Materials provided
»»
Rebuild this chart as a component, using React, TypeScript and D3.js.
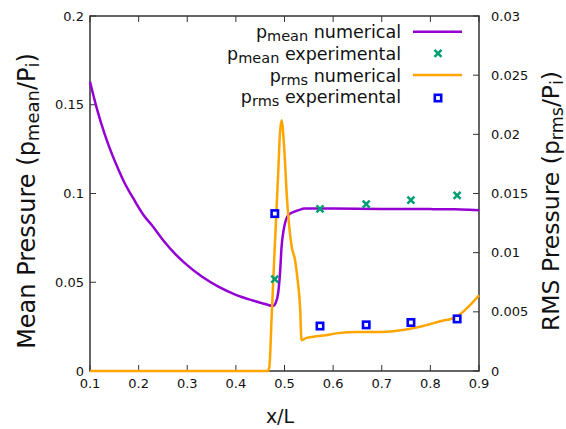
««
»»
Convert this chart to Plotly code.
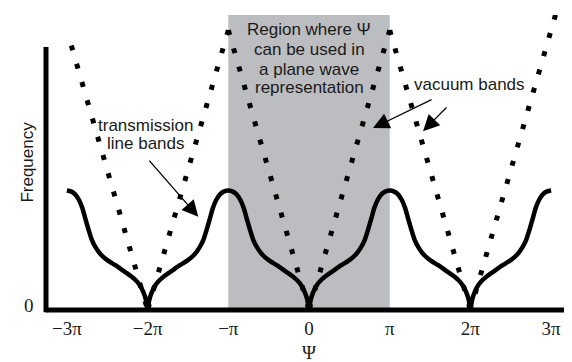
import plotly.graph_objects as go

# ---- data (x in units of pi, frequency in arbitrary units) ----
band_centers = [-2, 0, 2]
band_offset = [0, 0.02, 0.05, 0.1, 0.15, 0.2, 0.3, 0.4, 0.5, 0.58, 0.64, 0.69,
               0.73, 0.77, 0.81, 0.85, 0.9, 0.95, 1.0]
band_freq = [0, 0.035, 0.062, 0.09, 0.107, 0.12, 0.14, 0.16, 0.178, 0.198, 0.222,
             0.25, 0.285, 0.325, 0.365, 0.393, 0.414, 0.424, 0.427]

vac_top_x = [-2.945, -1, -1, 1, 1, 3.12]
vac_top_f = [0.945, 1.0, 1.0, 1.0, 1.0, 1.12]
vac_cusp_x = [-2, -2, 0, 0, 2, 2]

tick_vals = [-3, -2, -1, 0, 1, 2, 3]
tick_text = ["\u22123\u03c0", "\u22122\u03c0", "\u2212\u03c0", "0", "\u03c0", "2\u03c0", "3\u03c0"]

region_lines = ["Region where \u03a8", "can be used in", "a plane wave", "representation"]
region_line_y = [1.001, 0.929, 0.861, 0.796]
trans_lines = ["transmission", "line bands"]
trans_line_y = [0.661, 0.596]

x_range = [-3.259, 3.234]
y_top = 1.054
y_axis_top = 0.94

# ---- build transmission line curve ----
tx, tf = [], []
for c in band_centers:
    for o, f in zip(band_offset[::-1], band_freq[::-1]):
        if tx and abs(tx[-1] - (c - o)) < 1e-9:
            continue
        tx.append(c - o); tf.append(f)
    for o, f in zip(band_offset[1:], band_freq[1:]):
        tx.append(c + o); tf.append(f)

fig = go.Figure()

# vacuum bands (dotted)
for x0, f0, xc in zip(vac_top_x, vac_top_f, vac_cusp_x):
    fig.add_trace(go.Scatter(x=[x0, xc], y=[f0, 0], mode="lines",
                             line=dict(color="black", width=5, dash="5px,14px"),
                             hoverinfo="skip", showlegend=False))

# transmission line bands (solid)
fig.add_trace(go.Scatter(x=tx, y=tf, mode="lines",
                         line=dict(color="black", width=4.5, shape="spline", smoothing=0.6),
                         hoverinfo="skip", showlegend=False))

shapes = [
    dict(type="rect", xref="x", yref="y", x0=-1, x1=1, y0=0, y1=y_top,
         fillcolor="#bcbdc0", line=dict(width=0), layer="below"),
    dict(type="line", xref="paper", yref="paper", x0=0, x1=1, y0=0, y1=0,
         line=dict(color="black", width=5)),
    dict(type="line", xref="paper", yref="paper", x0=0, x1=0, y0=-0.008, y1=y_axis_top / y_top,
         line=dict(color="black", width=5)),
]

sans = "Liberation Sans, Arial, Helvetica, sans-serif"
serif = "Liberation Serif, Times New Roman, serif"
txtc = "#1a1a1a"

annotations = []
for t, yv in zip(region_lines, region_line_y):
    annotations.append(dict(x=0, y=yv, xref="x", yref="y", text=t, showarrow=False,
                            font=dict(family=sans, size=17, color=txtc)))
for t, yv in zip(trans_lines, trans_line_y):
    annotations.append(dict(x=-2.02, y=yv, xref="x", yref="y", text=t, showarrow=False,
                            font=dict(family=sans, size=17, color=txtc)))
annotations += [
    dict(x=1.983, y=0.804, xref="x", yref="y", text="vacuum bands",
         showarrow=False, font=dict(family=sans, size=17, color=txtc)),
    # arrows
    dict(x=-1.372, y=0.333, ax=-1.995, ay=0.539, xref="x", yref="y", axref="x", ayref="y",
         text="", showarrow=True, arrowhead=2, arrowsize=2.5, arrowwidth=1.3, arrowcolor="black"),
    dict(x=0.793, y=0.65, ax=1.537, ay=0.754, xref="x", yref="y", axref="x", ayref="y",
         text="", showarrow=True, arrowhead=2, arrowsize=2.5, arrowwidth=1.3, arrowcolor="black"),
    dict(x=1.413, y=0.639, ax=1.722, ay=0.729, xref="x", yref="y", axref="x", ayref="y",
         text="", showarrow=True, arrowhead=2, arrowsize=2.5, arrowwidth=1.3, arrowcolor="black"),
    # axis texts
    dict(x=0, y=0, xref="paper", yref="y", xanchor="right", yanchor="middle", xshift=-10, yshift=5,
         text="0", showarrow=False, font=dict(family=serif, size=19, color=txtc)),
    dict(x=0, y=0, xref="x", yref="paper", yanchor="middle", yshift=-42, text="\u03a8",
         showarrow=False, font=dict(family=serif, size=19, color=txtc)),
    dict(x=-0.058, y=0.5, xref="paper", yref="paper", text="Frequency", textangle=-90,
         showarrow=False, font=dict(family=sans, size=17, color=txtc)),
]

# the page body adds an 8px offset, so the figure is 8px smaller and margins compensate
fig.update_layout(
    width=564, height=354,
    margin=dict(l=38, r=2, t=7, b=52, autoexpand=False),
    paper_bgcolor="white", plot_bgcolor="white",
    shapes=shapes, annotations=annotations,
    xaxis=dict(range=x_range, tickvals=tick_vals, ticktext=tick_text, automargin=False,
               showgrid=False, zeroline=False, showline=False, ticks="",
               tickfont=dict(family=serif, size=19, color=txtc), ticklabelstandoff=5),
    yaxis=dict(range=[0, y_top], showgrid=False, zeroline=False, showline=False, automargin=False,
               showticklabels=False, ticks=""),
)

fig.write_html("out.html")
««
»»
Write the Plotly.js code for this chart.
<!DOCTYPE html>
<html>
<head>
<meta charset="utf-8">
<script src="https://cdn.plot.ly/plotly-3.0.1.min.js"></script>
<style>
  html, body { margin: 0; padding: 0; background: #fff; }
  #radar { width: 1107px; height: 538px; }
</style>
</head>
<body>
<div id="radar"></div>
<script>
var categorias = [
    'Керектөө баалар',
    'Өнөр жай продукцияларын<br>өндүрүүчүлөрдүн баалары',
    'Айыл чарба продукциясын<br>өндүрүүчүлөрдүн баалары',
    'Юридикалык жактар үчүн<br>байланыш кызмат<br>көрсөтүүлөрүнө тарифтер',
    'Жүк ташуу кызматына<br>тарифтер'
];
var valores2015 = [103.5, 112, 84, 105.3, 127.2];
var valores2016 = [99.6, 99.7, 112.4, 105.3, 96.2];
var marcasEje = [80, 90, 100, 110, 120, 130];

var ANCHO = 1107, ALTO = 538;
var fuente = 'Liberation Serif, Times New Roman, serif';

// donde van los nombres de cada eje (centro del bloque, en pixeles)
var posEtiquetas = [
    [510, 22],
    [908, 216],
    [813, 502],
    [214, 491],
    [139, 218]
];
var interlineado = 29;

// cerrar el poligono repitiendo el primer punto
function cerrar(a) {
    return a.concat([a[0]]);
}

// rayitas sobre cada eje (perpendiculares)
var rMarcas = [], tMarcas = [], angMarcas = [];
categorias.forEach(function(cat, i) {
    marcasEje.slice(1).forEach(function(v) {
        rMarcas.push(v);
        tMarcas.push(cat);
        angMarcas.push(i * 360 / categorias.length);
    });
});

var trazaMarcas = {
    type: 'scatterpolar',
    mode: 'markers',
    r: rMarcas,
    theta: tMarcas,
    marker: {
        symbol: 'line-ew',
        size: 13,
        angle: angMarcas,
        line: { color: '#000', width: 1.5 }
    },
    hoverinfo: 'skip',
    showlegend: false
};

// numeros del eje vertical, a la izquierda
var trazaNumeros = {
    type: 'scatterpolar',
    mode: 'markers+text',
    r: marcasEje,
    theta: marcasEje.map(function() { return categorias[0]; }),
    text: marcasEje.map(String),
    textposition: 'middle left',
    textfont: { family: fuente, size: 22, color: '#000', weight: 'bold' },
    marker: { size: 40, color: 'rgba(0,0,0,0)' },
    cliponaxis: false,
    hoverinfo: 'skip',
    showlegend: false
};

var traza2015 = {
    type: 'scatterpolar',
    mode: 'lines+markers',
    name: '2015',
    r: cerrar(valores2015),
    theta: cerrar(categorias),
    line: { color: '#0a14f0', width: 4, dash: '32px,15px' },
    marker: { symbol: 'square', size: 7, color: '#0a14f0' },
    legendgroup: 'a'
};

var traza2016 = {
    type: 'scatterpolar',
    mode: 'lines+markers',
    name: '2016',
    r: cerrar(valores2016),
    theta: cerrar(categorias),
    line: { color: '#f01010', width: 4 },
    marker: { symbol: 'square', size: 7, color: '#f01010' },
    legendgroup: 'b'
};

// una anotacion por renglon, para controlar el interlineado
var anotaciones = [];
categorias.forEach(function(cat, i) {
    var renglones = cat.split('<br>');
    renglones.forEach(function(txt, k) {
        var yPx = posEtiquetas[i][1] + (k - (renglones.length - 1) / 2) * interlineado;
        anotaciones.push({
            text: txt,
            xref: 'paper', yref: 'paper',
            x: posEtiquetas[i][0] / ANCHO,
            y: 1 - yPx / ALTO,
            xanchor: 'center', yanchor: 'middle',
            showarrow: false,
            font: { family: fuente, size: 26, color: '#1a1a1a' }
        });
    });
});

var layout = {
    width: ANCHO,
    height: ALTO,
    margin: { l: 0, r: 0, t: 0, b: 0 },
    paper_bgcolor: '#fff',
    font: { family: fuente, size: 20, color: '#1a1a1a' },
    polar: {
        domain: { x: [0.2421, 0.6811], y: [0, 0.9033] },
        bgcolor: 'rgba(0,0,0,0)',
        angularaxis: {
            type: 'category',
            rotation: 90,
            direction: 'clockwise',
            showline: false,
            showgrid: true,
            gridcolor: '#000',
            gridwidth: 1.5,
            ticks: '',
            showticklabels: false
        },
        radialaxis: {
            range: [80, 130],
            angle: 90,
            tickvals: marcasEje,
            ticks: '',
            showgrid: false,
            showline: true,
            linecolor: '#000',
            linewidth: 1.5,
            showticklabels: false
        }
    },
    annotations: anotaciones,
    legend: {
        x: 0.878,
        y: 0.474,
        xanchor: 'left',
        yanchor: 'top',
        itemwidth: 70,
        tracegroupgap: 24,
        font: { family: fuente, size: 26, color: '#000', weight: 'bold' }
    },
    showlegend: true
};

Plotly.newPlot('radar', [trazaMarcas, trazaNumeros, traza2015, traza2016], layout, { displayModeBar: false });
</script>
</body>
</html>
««
Requirement
Everything above from the line with "Convert this chart to Plotly code." through the line with "import plotly.graph_objects as go" should be retyped exactly, and nothing else; omit pictures.

Answer
Convert this chart to Plotly code.
import plotly.graph_objects as go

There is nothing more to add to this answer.